Always interested to hear from people who’ve read the book – and I’m always pleased to respond to questions it may have raised too. One from the other day:
I was very intrigued by your premise of a linear narrative of the way humanity’s relationship with God changes over time and even more by the idea that God could be learning along the way. I’ve long had a theological black hole in trying to reconcile the “Alpha & Omega” God who is outside of space and time with the narrative we read which seems to show the jealous and often cruel and bloodthirsty dictator of the OT find a better way in the end. I’d really be interested for you to expand your thoughts on this…
It may seem like the blagger in me to say this, but this is something I covered in more depth in The Complex Christ – so definitely have a read!
What I try to unpack there is the impossibility of separating the ‘truth‘ about God from our embedded-in-history perceptions of God. Because God is fundamentally abstract – despite what some choruses say we cannot meet God and explore God’s character in the same way we might do another person – we are left having to look back on God’s actions in history through the lens of the perceptions about God that our antecendents had.
In other words, it is impossible to pare apart saying that ‘God has matured over time’ and ‘our perceptions of what God is like have matured over time.’

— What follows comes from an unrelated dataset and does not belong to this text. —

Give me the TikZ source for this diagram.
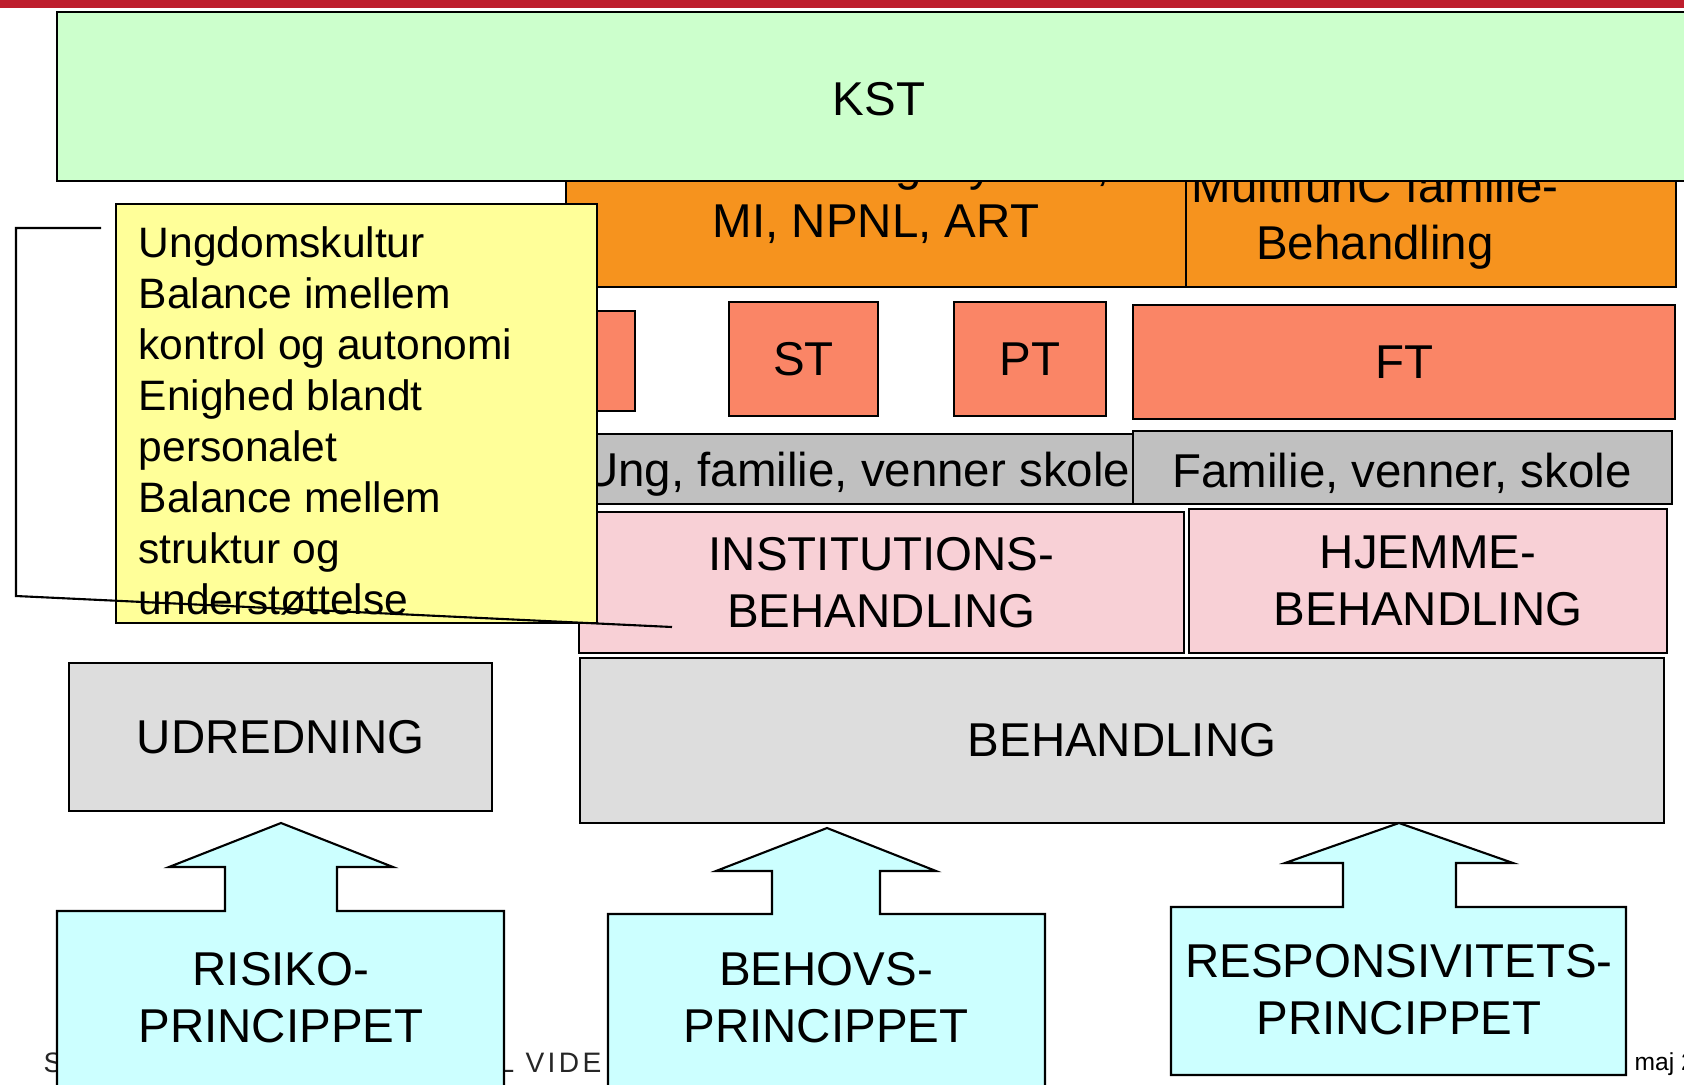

I think this helps us to deal with the apparent paradox of a timeless God who behaved like a violent teenager in the Old Testament, and then tries to be all peaceable and loving in the New. It’s not that God has changed, but rather that society changed. This of course raises some very interesting questions about the nature of religion and the way in which cultures project their desires onto an invisible deity – and how we can ever discern the ‘truth’ about God.